In researching I found black mastic cut back adhesive that might have asbestos and left over backing from rubber backed carpet. How can I definitely tell the difference?
What I have is soft foamy material that is flexible, not hard or rigid. It does crumble out tear apart easily.

Also, best way to remove this stuff, especially where it seems really stuck to the concrete?

I already laid a vinyl plank floating floor over it with an underlayment. The floor came apart after a few months. The click lock just failed miserably, I think because of the unevenness from this black stuff.
 
Sounds like it was a rubber back carpet.
The black rubber should be able to be scraped off with a stand up scraper or even an ice chopper. You can buy an inexpensive 4 inch wallpaper scraper, but then your working on you hands and knees.
 
What you have there is the classic black rubber from a glued down rubber back carpet circa 1980—- glue would be hard—-rubber would be soft—- that is why the click failed—-too soft too much movement—-I use a razor scraper to take it up—-labor intensive—-very messy—-that’s why the last people chose to avoid it
 
Thank you for the reassurance!
Do I need to scraper EVERYTHING of the concrete? There are remnants of the adhesive under the rubber backing. Would this also cause the floor to fail? The laminate floors have done fine with the small amounts of adhesive left from old carpet padding.
This turned out to be an expensive mistake on my part and don't want it to happen again!
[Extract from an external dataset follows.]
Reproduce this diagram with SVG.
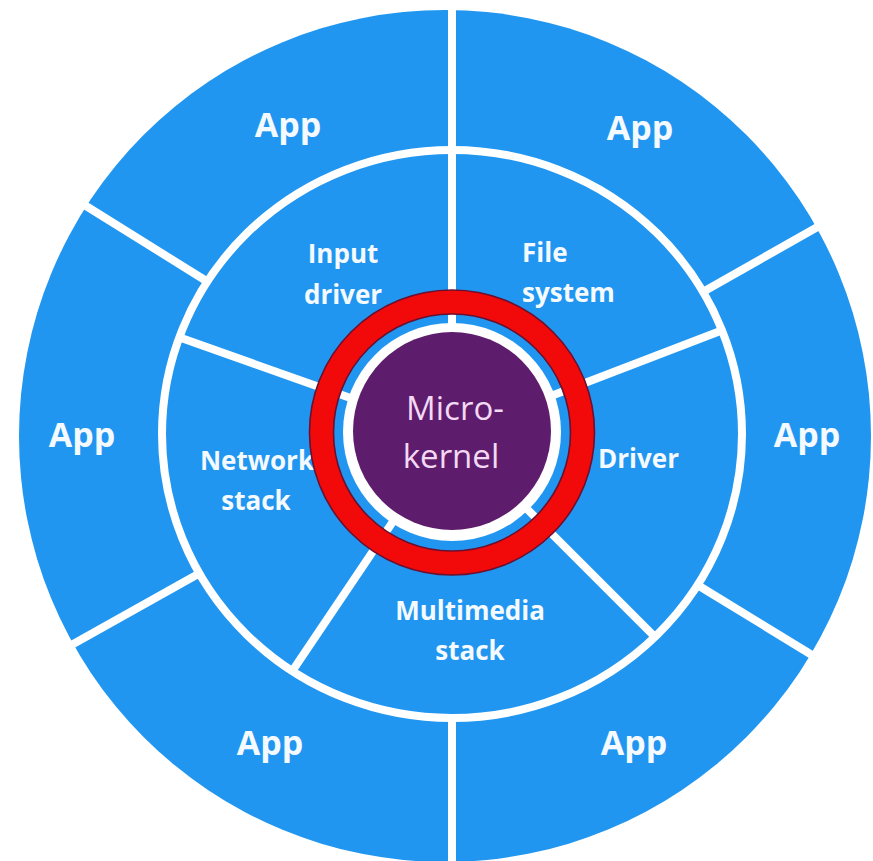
<svg xmlns="http://www.w3.org/2000/svg" width="873" height="861" viewBox="0 0 873 861">
  <style>
    .seg { fill: #2196F0; }
    .lbl { font-family: "Open Sans", "Liberation Sans", sans-serif; font-weight: bold; fill: #F4FAFF; }
    .app { font-size: 34px; text-anchor: middle; }
    .mid { font-size: 26px; }
    .c { text-anchor: middle; }
    .div { stroke: #FFFFFF; stroke-width: 8; fill: none; }
    .kern { font-family: "Open Sans", "Liberation Sans", sans-serif; font-size: 33px; fill: #F3D9F3; text-anchor: middle; }
  </style>
  <defs>
    <clipPath id="outerDisk"><circle cx="445" cy="436" r="426"/></clipPath>
    <clipPath id="innerDisk"><ellipse cx="452" cy="434" rx="291" ry="285"/></clipPath>
  </defs>
  <rect width="873" height="861" fill="#FFFFFF"/>

  <!-- outer ring: App segments -->
  <g id="app-top-right" clip-path="url(#outerDisk)">
    <path class="seg" d="M452,434 L452,-566 L1322.4,-58.4 Z"/>
    <text class="lbl app" x="640" y="140">App</text>
  </g>
  <g id="app-right" clip-path="url(#outerDisk)">
    <path class="seg" d="M452,434 L1322.4,-58.4 L1304.6,956.5 Z"/>
    <text class="lbl app" x="807" y="447">App</text>
  </g>
  <g id="app-bottom-right" clip-path="url(#outerDisk)">
    <path class="seg" d="M452,434 L1304.6,956.5 L452,1434 Z"/>
    <text class="lbl app" x="634" y="755">App</text>
  </g>
  <g id="app-bottom-left" clip-path="url(#outerDisk)">
    <path class="seg" d="M452,434 L452,1434 L-422.6,918.8 Z"/>
    <text class="lbl app" x="270" y="755">App</text>
  </g>
  <g id="app-left" clip-path="url(#outerDisk)">
    <path class="seg" d="M452,434 L-422.6,918.8 L-396,-95.9 Z"/>
    <text class="lbl app" x="82" y="447">App</text>
  </g>
  <g id="app-top-left" clip-path="url(#outerDisk)">
    <path class="seg" d="M452,434 L-396,-95.9 L452,-566 Z"/>
    <text class="lbl app" x="288" y="137">App</text>
  </g>

  <!-- middle ring: services -->
  <g id="file-system" clip-path="url(#innerDisk)">
    <path class="seg" d="M452,434 L452,-566 L1385.6,75.6 Z"/>
    <text class="lbl mid" x="522" y="262">File</text>
    <text class="lbl mid" x="522" y="302">system</text>
  </g>
  <g id="driver" clip-path="url(#innerDisk)">
    <path class="seg" d="M452,434 L1385.6,75.6 L1159.1,1141.1 Z"/>
    <text class="lbl mid" x="598" y="468">Driver</text>
  </g>
  <g id="multimedia-stack" clip-path="url(#innerDisk)">
    <path class="seg" d="M452,434 L1159.1,1141.1 L-107.2,1263 Z"/>
    <text class="lbl mid c" x="470" y="620">Multimedia</text>
    <text class="lbl mid c" x="470" y="660">stack</text>
  </g>
  <g id="network-stack" clip-path="url(#innerDisk)">
    <path class="seg" d="M452,434 L-107.2,1263 L-490.6,100.2 Z"/>
    <text class="lbl mid c" x="257" y="470">Network</text>
    <text class="lbl mid c" x="256" y="510">stack</text>
  </g>
  <g id="input-driver" clip-path="url(#innerDisk)">
    <path class="seg" d="M452,434 L-490.6,100.2 L452,-566 Z"/>
    <text class="lbl mid c" x="343" y="263">Input</text>
    <text class="lbl mid c" x="343" y="304">driver</text>
  </g>

  <!-- separators -->
  <g id="dividers">
    <ellipse class="div" cx="452" cy="434" rx="290" ry="284" stroke-width="9"/>
    <!-- outer ring separators -->
    <line class="div" x1="452" y1="150" x2="452" y2="-10"/>
    <line class="div" x1="702.8" y1="292" x2="844" y2="212"/>
    <line class="div" x1="697.5" y1="585" x2="843" y2="674"/>
    <line class="div" x1="452" y1="718" x2="452" y2="880"/>
    <line class="div" x1="200" y1="573" x2="50" y2="657"/>
    <line class="div" x1="208" y1="282" x2="70" y2="196"/>
    <!-- middle ring separators -->
    <line class="div" x1="452" y1="330" x2="452" y2="150"/>
    <line class="div" x1="549" y1="396.8" x2="721" y2="330.8"/>
    <line class="div" x1="525.5" y1="507.5" x2="654" y2="636"/>
    <line class="div" x1="394" y1="520" x2="293" y2="670"/>
    <line class="div" x1="354" y1="399.3" x2="177" y2="336.6"/>
  </g>

  <!-- microkernel -->
  <g id="microkernel">
    <circle cx="452" cy="432" r="109" fill="#FFFFFF"/>
    <circle cx="452" cy="431" r="99" fill="#5E1D6C"/>
    <circle cx="452" cy="432.5" r="130.5" fill="none" stroke="#F20A0A" stroke-width="24"/>
    <circle cx="452" cy="432.5" r="142.5" fill="none" stroke="#6A1030" stroke-width="1.6"/>
    <circle cx="452" cy="432.5" r="118.5" fill="none" stroke="#6A1030" stroke-width="1.6"/>
    <text class="kern" x="455" y="420">Micro-</text>
    <text class="kern" x="451" y="468">kernel</text>
  </g>
</svg>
Thank you for all your help!
 
If the foam is gone and there are some adhesive remnants they're okay as long as they're not tacky or sticky at all.
Have you checked the floor to see how flat it is? It's rare to see a floor that's within the manufacturer's tolerances. If there's any leveling or filling to be done or if you have any doubts at all about the tackiness of the floor adhesive, then after filling the floor you could skim coat the floor with a thin coat of filler using a flat steel trowel. Back when that foam was put down most of the adhesives dried hard, not tacky but I thought I'd bring that up anyway.